What needs to be done :: Exactly the lines from the start of the data below through the line that contains "const DEPTH = 8;" are to be copied, with pictures left out.

-- Dataset content start --

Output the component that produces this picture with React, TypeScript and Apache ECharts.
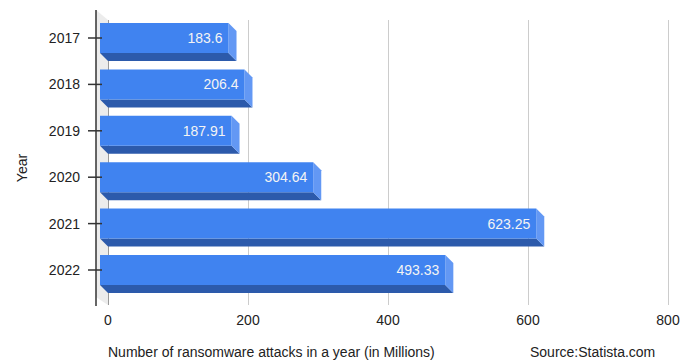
import React, { useEffect, useRef } from "react";
import * as echarts from "echarts";

const years = ["2017", "2018", "2019", "2020", "2021", "2022"];
const attacks = [183.6, 206.4, 187.91, 304.64, 623.25, 493.33];
const xTicks = [0, 200, 400, 600, 800];
const xTitle = "Number of ransomware attacks in a year (in Millions)";
const yTitle = "Year";
const source = "Source:Statista.com";

const FONT = "Arial, 'Liberation Sans', sans-serif";
const DEPTH = 8;

export default function App() {
  const ref = useRef<HTMLDivElement>(null);
  useEffect(() => {
    if (!ref.current) return;
    const chart = echarts.init(ref.current, undefined, { renderer: "svg" });
    const option: any = {
      animation: false,
      backgroundColor: "#ffffff",
      textStyle: { fontFamily: FONT },
      title: [
        {
          text: xTitle,
          left: 108,
          top: 345,
          padding: 0,
          textStyle: { fontSize: 14, fontWeight: "normal", color: "#222", fontFamily: FONT },
        },
        {
          text: source,
          left: 530,
          top: 345,
          padding: 0,
          textStyle: { fontSize: 14, fontWeight: "normal", color: "#222", fontFamily: FONT },
        },
      ],
      grid: [
        { left: 108, right: 26, top: 20, bottom: 56 },
        { left: 100, right: 34, top: 14.8, height: 278.4 },
      ],
      xAxis: [
        {
          gridIndex: 0,
          type: "value",
          min: xTicks[0],
          max: xTicks[xTicks.length - 1],
          interval: 200,
          axisLine: { show: false },
          axisTick: { show: false },
          axisLabel: { color: "#222", fontSize: 14, margin: 8, fontFamily: FONT },
          splitLine: { lineStyle: { color: ["#999", "#cccccc", "#cccccc", "#cccccc", "#cccccc"], width: 1 } },
        },
        {
          gridIndex: 1,
          type: "value",
          min: xTicks[0],
          max: xTicks[xTicks.length - 1],
          interval: 200,
          show: false,
        },
      ],
      yAxis: [
        {
          gridIndex: 0,
          type: "category",
          data: years,
          show: false,
        },
        {
          gridIndex: 1,
          type: "category",
          data: years,
          inverse: true,
          axisLine: { show: false },
          axisTick: { show: false },
          splitLine: { show: false },
          axisLabel: { color: "#222", fontSize: 14, margin: 20, fontFamily: FONT },
        },
      ],
      graphic: [
        {
          type: "polygon",
          z: 0,
          shape: { points: [[96, 10], [108, 20], [108, 305], [96, 297]] },
          style: { fill: "#ececec" },
        },
        {
          type: "line",
          z: 100,
          shape: { x1: 96, y1: 10, x2: 96, y2: 306 },
          style: { stroke: "#333", lineWidth: 1.5 },
        },
        {
          type: "text",
          z: 100,
          x: 22,
          y: 168,
          rotation: Math.PI / 2,
          style: {
            text: yTitle,
            fontSize: 14,
            fill: "#222",
            fontFamily: FONT,
            align: "center",
            verticalAlign: "middle",
          },
        },
      ],
      series: [
        {
          type: "custom",
          xAxisIndex: 1,
          yAxisIndex: 1,
          clip: false,
          z: 5,
          data: attacks.map((v, i) => [v, i]),
          encode: { x: 0, y: 1 },
          renderItem: (params: any, api: any) => {
            const v = api.value(0);
            const idx = api.value(1);
            const p0 = api.coord([0, idx]);
            const p1 = api.coord([v, idx]);
            const band = api.size([0, 1])[1];
            const h = band * 0.646;
            const x0 = p0[0];
            const x1 = p1[0];
            const yc = p1[1];
            const yt = yc - h / 2;
            const yb = yc + h / 2;
            const d = DEPTH;
            return {
              type: "group",
              children: [
                {
                  type: "polygon",
                  shape: { points: [[x0, yb], [x1, yb], [x1 + d, yb + d], [x0 + d, yb + d]] },
                  style: { fill: "#2c5aab" },
                },
                {
                  type: "polygon",
                  shape: { points: [[x1, yt], [x1 + d, yt + d], [x1 + d, yb + d], [x1, yb]] },
                  style: { fill: "#6398f4" },
                },
                {
                  type: "rect",
                  shape: { x: x0, y: yt, width: x1 - x0, height: h },
                  style: { fill: "#4083f0" },
                },
                {
                  type: "text",
                  style: {
                    text: String(attacks[idx]),
                    x: x1 - 6,
                    y: yc,
                    align: "right",
                    verticalAlign: "middle",
                    fill: "#f4f4f4",
                    fontSize: 14,
                    fontFamily: FONT,
                  },
                },
                {
                  type: "line",
                  shape: { x1: x0 - 12, y1: yc, x2: x0 + 2, y2: yc },
                  style: { stroke: "#333", lineWidth: 1.5 },
                },
              ],
            };
          },
        },
      ],
    };
    chart.setOption(option);
    return () => chart.dispose();
  }, []);
  return (
    <div
      ref={ref}
      style={{ position: "fixed", left: 0, top: 0, width: 694, height: 361 }}
    />
  );
}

-- Dataset content end --

Correct response ::
Output the component that produces this picture with React, TypeScript and Apache ECharts.
import React, { useEffect, useRef } from "react";
import * as echarts from "echarts";

const years = ["2017", "2018", "2019", "2020", "2021", "2022"];
const attacks = [183.6, 206.4, 187.91, 304.64, 623.25, 493.33];
const xTicks = [0, 200, 400, 600, 800];
const xTitle = "Number of ransomware attacks in a year (in Millions)";
const yTitle = "Year";
const source = "Source:Statista.com";

const FONT = "Arial, 'Liberation Sans', sans-serif";
const DEPTH = 8;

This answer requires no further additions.